Good to see then that Adwalker (AIM:AWR), the specialist in wearable media solutions announced some good looking final results.
- Turnover in the first 6 months of the current fiscal year up by 64% compared with corresponding period in 2006
- Turnover for the year up 155% to Euro 1,599,645
- Two year co-marketing agreement with eMusic.com
Generally, they have had quite a good year, they raised UK PDS £510,000 in a placing in May of course and also had a very nice product placement on the US version of ‘The Apprentice’.
They are still keeping quiet about their trial with a ‘well-known’ FMCG retailer – and just for once I do NOT know who it is.
I just hate it when people do that. You either have the contract for a full roll out or the confidence that you deserve it and will get it, or you don’t.
One of the good things you could always say about Avanti Screenmedia, at least under David Williams’ leadership, was that they were CONFIDENT in what they did, what they won and what they were going to win AND announced to the world almost everything they were up to.

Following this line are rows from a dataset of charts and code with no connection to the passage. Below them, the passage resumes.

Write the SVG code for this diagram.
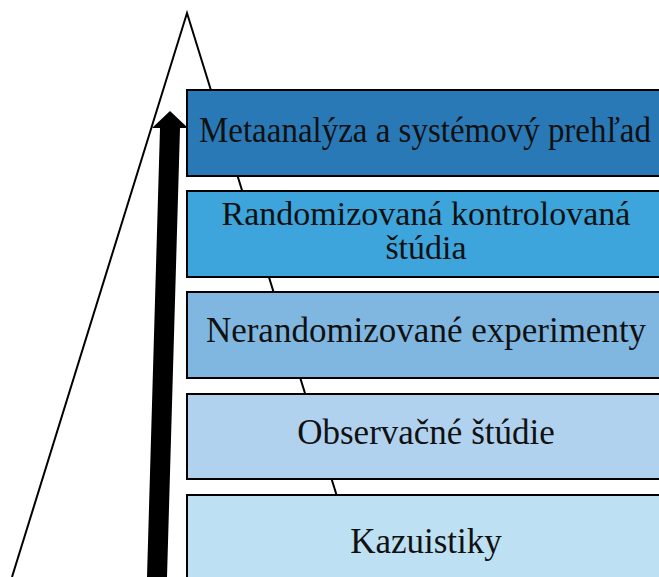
<svg xmlns="http://www.w3.org/2000/svg" width="659" height="577" viewBox="0 0 659 577">
<style>
.box{stroke:#000;stroke-width:2}
.lbl{font-family:"Liberation Serif","Times New Roman",serif;font-size:35px;fill:#111;text-anchor:middle}
.tri{fill:none;stroke:#000;stroke-width:2}
</style>
<rect width="659" height="577" fill="#fff"/>
<g id="pyramid">
<polyline class="tri" points="12,577 187,13 362,577"/>
</g>
<g id="connectors">
<polygon points="147,577 160,128 152,128 170,111 188,128 180,128 167,577" fill="#000"/>
</g>
<g id="node1">
<rect class="box" x="187" y="90" width="480" height="86" fill="#2A79B7"/>
<text class="lbl" x="425" y="142" textLength="452" lengthAdjust="spacingAndGlyphs">Metaanalýza a systémový prehľad</text>
</g>
<g id="node2">
<rect class="box" x="187" y="191" width="480" height="86" fill="#3DA5DB"/>
<text class="lbl" x="426" y="225" style="font-size:34px">Randomizovaná kontrolovaná</text>
<text class="lbl" x="426" y="259" style="font-size:34px">štúdia</text>
</g>
<g id="node3">
<rect class="box" x="187" y="292" width="480" height="86" fill="#80B7E1"/>
<text class="lbl" x="426" y="342">Nerandomizované experimenty</text>
</g>
<g id="node4">
<rect class="box" x="187" y="394" width="480" height="85" fill="#B1D2EE"/>
<text class="lbl" x="426" y="444">Observačné štúdie</text>
</g>
<g id="node5">
<rect class="box" x="187" y="495" width="480" height="100" fill="#BEE0F3"/>
<text class="lbl" x="426" y="553">Kazuistiky</text>
</g>
</svg>
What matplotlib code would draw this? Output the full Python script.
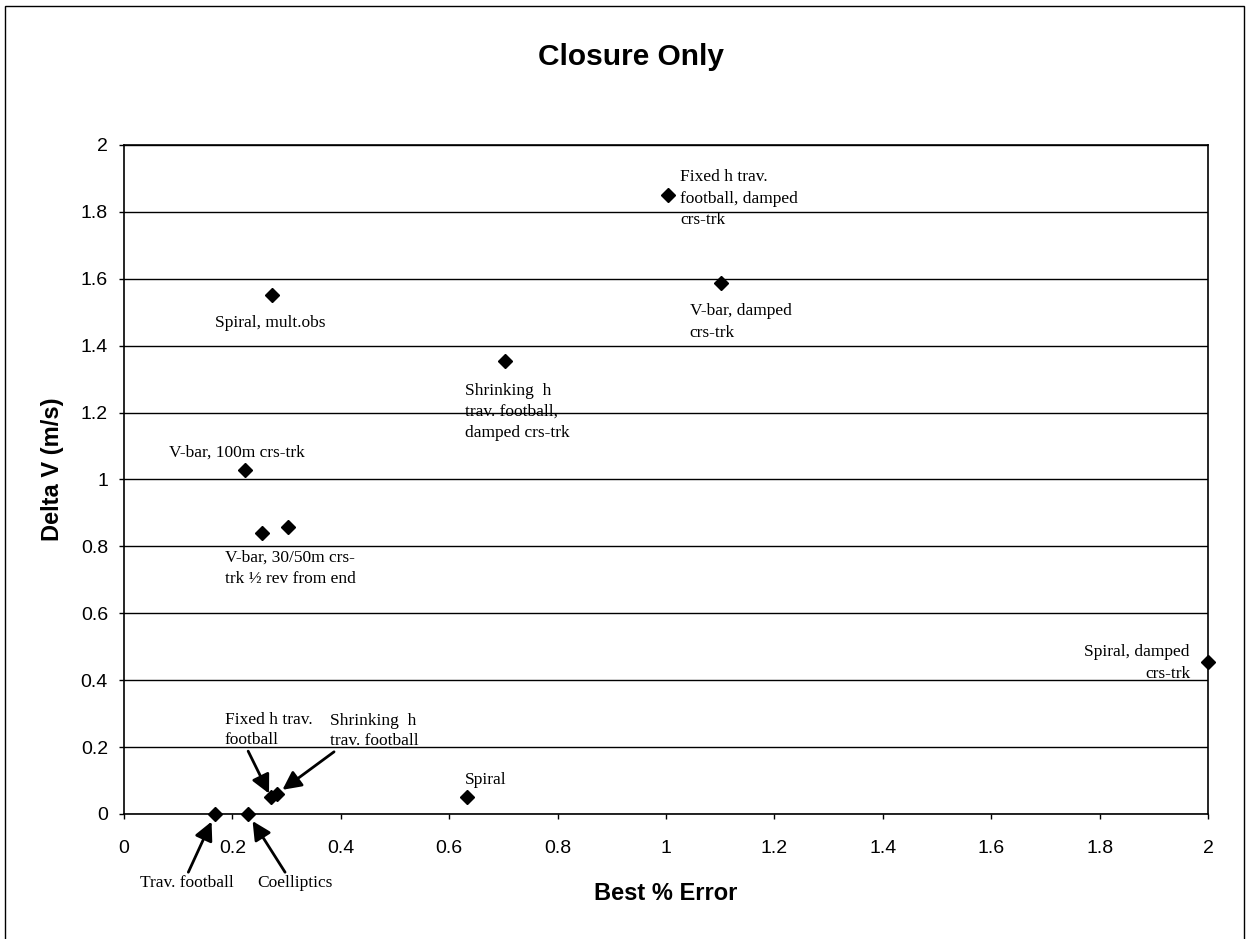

Trying to keep a wrap on a pilot – I assume because you feel threatened that someone else might come in there and win the business or ruin the deal – doesn’t do the industry any good at all.
The stock price (AIM:AWR) is still in the doldrums – less than half of its 52 week high but anyway a nice set of results.
August 31st, 2007 at 15:19 @680
Well done Adwalker, good to see the Irish doing well but I have to disagree with Adrian on the “keeping quiet” issue . Nothing wrong with letting trials or pilots happen without the glare of publicity. Often it’s the wish of the brand or the landlord in any event. Some fail for all sorts of reasons and why risk the adverse publicity? However, my biggest beef is with those who pump up what they are doing, especially if they are listed companies, only to inevitably get found out and see the business suffer and the shareholders get burned. In the long run this is just bad for investment in the whole sector and what this sector is going to need is lots of willing investors.